La alternativa a la fuga mundi es el amor mundi: el amor a un mundo que debiera ser nuestro, que pudiera llegar a ser nuestro porque no lo es y que lo será si se dan las batallas necesarias para integrar a los demás con sus diferencias. Las actuales circunstancias son un momento privilegiado para adentrarse cada uno en su propio corazón. ¿Cómo y para quiénes hemos vivido? Supongamos que para los nuestros. Pero, ¿a costa de quiénes? ¿Cuánto le hemos costado al planeta? Recluidos en nuestras casas —los que pueden hacerlo, no así los reponedores, las cajeras, los empleados farmacéuticos, los choferes, las doctoras y los enfermeros, los servidores públicos, tantos, comenzando por los basureros, y muchas otras personas que trabajan para nosotros— podemos hacer cuentas con la historia.

Nos contagiamos el coronavirus. Pero, para defendernos, hemos a dar la pelea juntos. Se trata de un terrible enemigo. Pero, si actuamos como hermanos, si somos disciplinados en cuidarnos, lo derrotaremos y triunfaremos también sobre la catástrofe económica impajaritable. Todas las prácticas de amor por un mundo que todavía no compartimos como debiéramos, anticipan el fin de calamidades morales. Si actuamos como si el peor enemigo no fuera el virus sino nosotros mismos, si nuestro amor mundi fuera la locomotora de nuestra vida personal y colectiva, las enfermedades serían menos tristes. Porque el virus es un bicho más, y alguna buena función cumplirá en la compleja red de relaciones entre los seres vivos y los inertes, pero la más temible de las pestes es la del egoísmo y la codicia.

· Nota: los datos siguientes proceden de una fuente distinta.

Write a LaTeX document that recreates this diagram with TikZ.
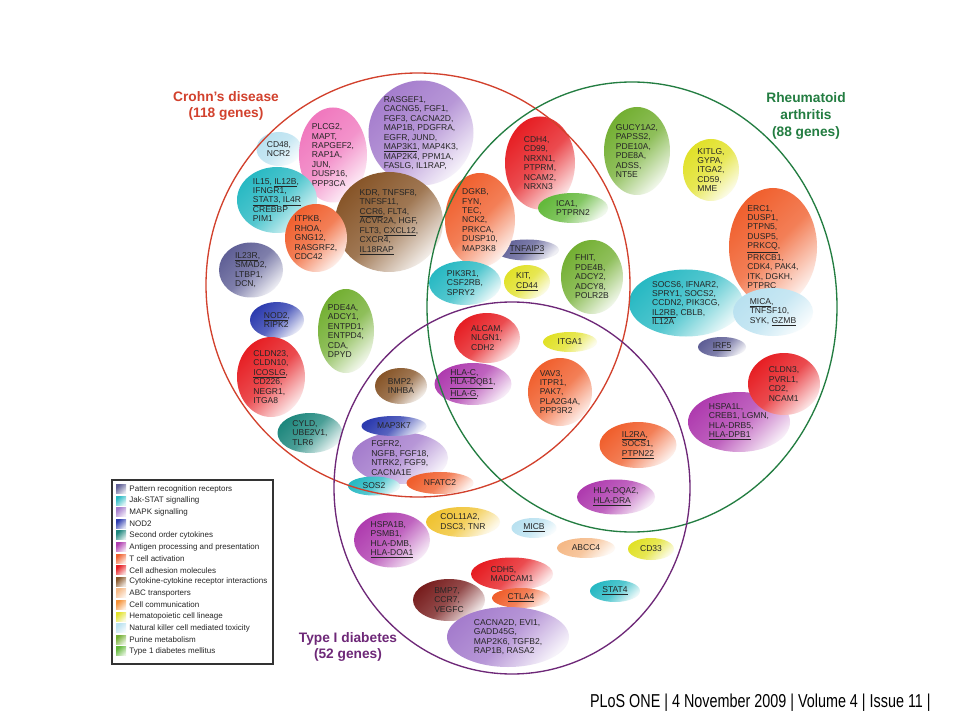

¡Quién sabe! Tal vez de octubre de 2019 a octubre de 2020 hayamos terminado de aprender lo único realmente importante. ¿Qué? Aquello que aún no existe, pero que solo con amor podemos y debemos inventar. Porque sin amor mundi se nos hará muy cuesta arriba cuidar el agua y derrotar la sequía con obras públicas de gran envergadura, cumplir con los compromisos sociales, económicos y políticas adquiridos recientemente y, por último, superar esta tristísima pandemia.